NASHVILLE, Tenn. (WTVF) — When the arctic cold came through Middle Tennessee last month, thousands of people lost power due to rolling blackouts. Councilmember Joy Styles said her district was the most affected and is demanding change.
Styles said plans are already underway to make sure families do not go through that again. There’s an 18-month plan in place to specifically improve service in southeast Nashville.
Thursday night she'll be hosting a community meeting with NES and TVA officials to talk through what went wrong during the outages and what’s being done to improve the systems. Families that were affected are encouraged to attend and ask questions.
“We have a lot of multigenerational living which means you cannot assume a single-family home has a traditional family size of four living in it,” said Styles. She said that means families are potentially using a lot more water and power than normal, so there needs to be better planning.
Cane Ridge and Antioch in Styles’ district had the largest outages with 20,000 total without power. She said TVA is going to make a significant investment in that area to have more of a presence and that NES is also stepping up its communication plan for severe weather in the future.

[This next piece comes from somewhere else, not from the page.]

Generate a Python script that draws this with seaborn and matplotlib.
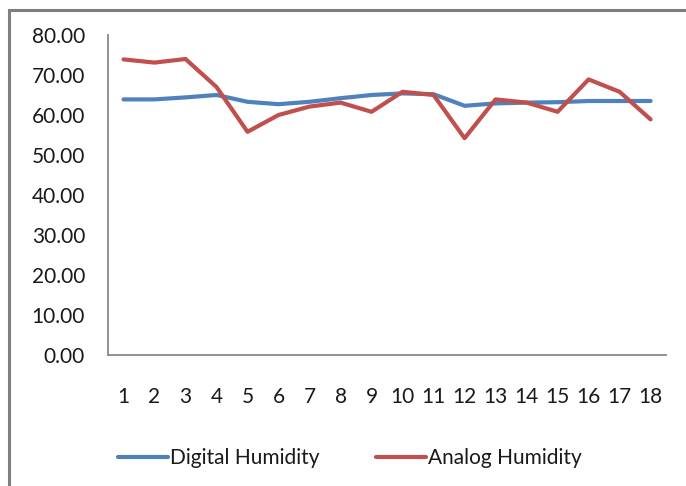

“There’s work to be done and we cannot kick the can any further down the street. It is literally a dead-end street at this point. So now we do the work," said Styles. "We invest in the grid, we make sure the load capacity is where it needs to be and if anything else happens in the future we make provisions, if we need another transformer, we get that transformer.”
The meeting is happening in Room 2 of the Community Center inside the old Global Mall in Antioch at 6 p.m.